The past decade has seen rapid growth of distributed stream data processing systems. Under these systems, a stream application is realized as a Directed Acyclic Graph (DAG) of operators, where the level of parallelism of each operator has a substantial impact on its overall performance. However, finding optimal levels of parallelism remains challenging. Most existing methods are heavily coupled with the topological graph of operators, unable to efficiently tune under-provisioned jobs. They either insufficiently use previous tuning experience by treating successively tuning independently, or explore the configuration space aggressively, violating the Service Level Agreements (SLA). To address the above problems, we propose ContTune, a continuous tuning system for stream applications. It is equipped with a novel Big-small algorithm, in which the Big phase decouples the tuning from the topological graph by decomposing the job tuning problem into sub-problems that can be solved concurrently.
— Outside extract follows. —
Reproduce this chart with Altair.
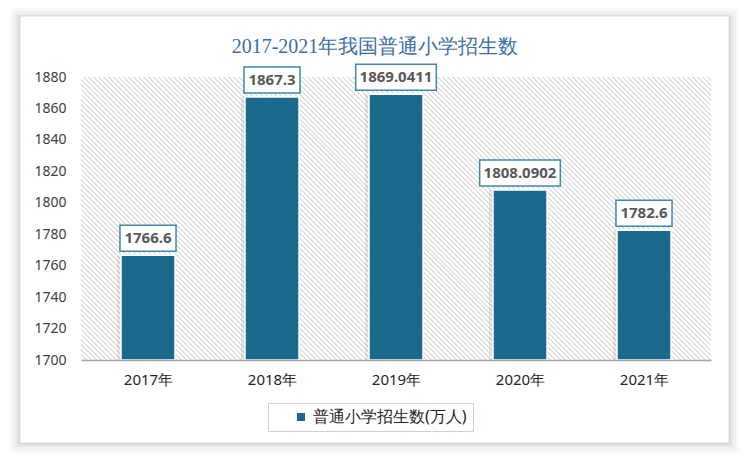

We propose a conservative Bayesian Optimization (CBO) technique in the Small phase to speed up the tuning process by utilizing the previous observations. It leverages the state-of-the-art (SOTA) tuning method as conservative exploration to avoid SLA violations. Experimental results show that ContTune reduces up to 60.75% number of reconfigurations under synthetic workloads and up to 57.5% number of reconfigurations under real workloads, compared to the SOTA method DS2.